Say what you want, but the problem here is that you don't need to give board seats to those who have tons of cash, rather instead have them sponsor it, like how the R foundation has done.

Facebook essentially bought a board seat to drive and prioritise which features they want in the development of Rust.

The wolf eats the same grass as the sheep and gets praise for it.

[0] https://news.ycombinator.com/item?id=26124316

1 comments

> to drive and prioritise which features they want in the development of Rust.

The foundation is not involved in feature development, so this doesn't make a ton of sense.

what does a platinum seat get you then?

it doesn't make sense to spend a ton of money on a seat and not do anything. I am sure facebook has other motives than paying engineers to work on rust.

a regular sponsorship would have a been more enough in this case.

To be clear, I am not a part of the foundation. You can read about it yourself on https://foundation.rust-lang.org/ (with the bylaws being at https://foundation.rust-lang.org/policies/bylaws/ )

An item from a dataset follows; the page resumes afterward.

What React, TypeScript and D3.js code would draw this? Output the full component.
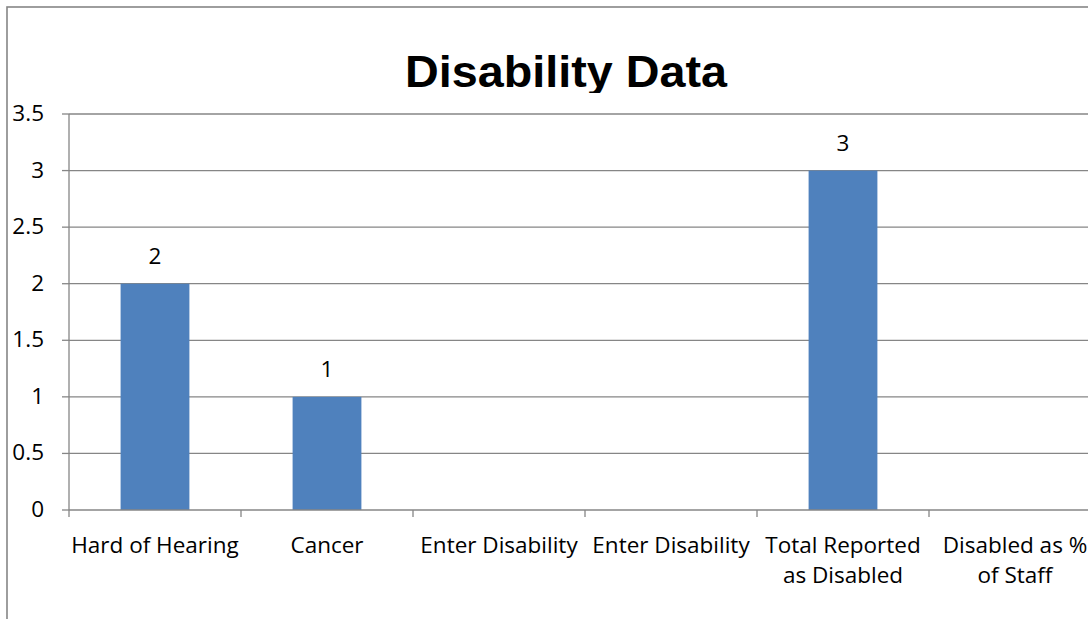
import React from "react";
import * as d3 from "d3";

const categories: string[][] = [
  ["Hard of Hearing"],
  ["Cancer"],
  ["Enter Disability"],
  ["Enter Disability"],
  ["Total Reported", "as Disabled"],
  ["Disabled as %", "of Staff"],
];
const values: (number | null)[] = [2, 1, null, null, 3, null];
const yTicks: number[] = [0, 0.5, 1, 1.5, 2, 2.5, 3, 3.5];
const title = "Disability Data";

const W = 1088;
const H = 619;
const plot = { left: 69, right: 1101, top: 114, bottom: 510 };
const labelFont = "'Open Sans', sans-serif";
const gridColor = "#868686";
const barColor = "#4F81BD";

export default function App() {
  const x = d3
    .scaleBand<number>()
    .domain(d3.range(categories.length))
    .range([plot.left, plot.right])
    .paddingInner(0)
    .paddingOuter(0);
  const y = d3.scaleLinear().domain([0, 3.5]).range([plot.bottom, plot.top]);
  const barW = x.bandwidth() * 0.4;
  const tickEdges = d3.range(categories.length + 1).map((i) => plot.left + i * x.step());

  return (
    <svg
      width={W}
      height={H}
      style={{ position: "absolute", left: 0, top: 0, background: "#fff" }}
    >
      <defs>
        <clipPath id="titleClip">
          <rect x={0} y={0} width={W} height={93} />
        </clipPath>
      </defs>
      {/* chart frame */}
      <rect x={7} y={7} width={W + 40} height={H + 40} fill="#fff" stroke={gridColor} strokeWidth={1.6} />

      {/* title */}
      <text
        x={566}
        y={87}
        textAnchor="middle"
        fontFamily="'Liberation Sans', Arial, sans-serif"
        fontWeight="bold"
        fontSize={44}
        textLength={322}
        lengthAdjust="spacingAndGlyphs"
        clipPath="url(#titleClip)"
        fill="#000"
      >
        {title}
      </text>

      {/* gridlines and y ticks */}
      {yTicks.map((t) => (
        <g key={t}>
          {t > 0 && (
            <line x1={plot.left} x2={plot.right} y1={y(t)} y2={y(t)} stroke={gridColor} strokeWidth={1.3} />
          )}
          <line x1={plot.left - 7} x2={plot.left} y1={y(t)} y2={y(t)} stroke={gridColor} strokeWidth={1.3} />
          <text
            x={44}
            y={y(t) + 7}
            textAnchor="end"
            fontFamily={labelFont}
            fontSize={22.5}
            fill="#000"
          >
            {t}
          </text>
        </g>
      ))}

      {/* bars */}
      {values.map((v, i) =>
        v == null ? null : (
          <g key={i}>
            <rect
              x={(x(i) as number) + (x.bandwidth() - barW) / 2}
              y={y(v)}
              width={barW}
              height={y(0) - y(v)}
              fill={barColor}
            />
            <text
              x={(x(i) as number) + x.bandwidth() / 2}
              y={y(v) - 20}
              textAnchor="middle"
              fontFamily={labelFont}
              fontSize={22.5}
              fill="#000"
            >
              {v}
            </text>
          </g>
        )
      )}

      {/* axes */}
      <line x1={plot.left} x2={plot.left} y1={plot.top} y2={plot.bottom} stroke={gridColor} strokeWidth={1.3} />
      <line x1={plot.left} x2={plot.right} y1={plot.bottom} y2={plot.bottom} stroke={gridColor} strokeWidth={1.3} />
      {tickEdges.map((tx, i) => (
        <line key={i} x1={tx} x2={tx} y1={plot.bottom} y2={plot.bottom + 7} stroke={gridColor} strokeWidth={1.3} />
      ))}

      {/* category labels */}
      {categories.map((lines, i) => (
        <text
          key={i}
          x={(x(i) as number) + x.bandwidth() / 2}
          y={553}
          textAnchor="middle"
          fontFamily={labelFont}
          fontSize={22.5}
          fill="#000"
        >
          {lines.map((l, j) => (
            <tspan key={j} x={(x(i) as number) + x.bandwidth() / 2} dy={j === 0 ? 0 : 30}>
              {l}
            </tspan>
          ))}
        </text>
      ))}
    </svg>
  );
}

The foundation's stated mission is to steward the intellectual property of the Rust project, and assist it and its maintainers. That often means things like "paying for legal support" and "paying for CI" and such.

The Rust project is the thing that's existed for years, and makes all of the decisions about what happens to Rust technically. The foundation has no position in that hierarchy, and sponsoring the foundation does not get you a seat on the teams that accept RFCs.

> a regular sponsorship would have a been more enough in this case.

I'm not sure what distinction you're drawing here between "regular" and not. Maybe that they would only want a lower tier sponsorship? I don't know, you'd have to ask them.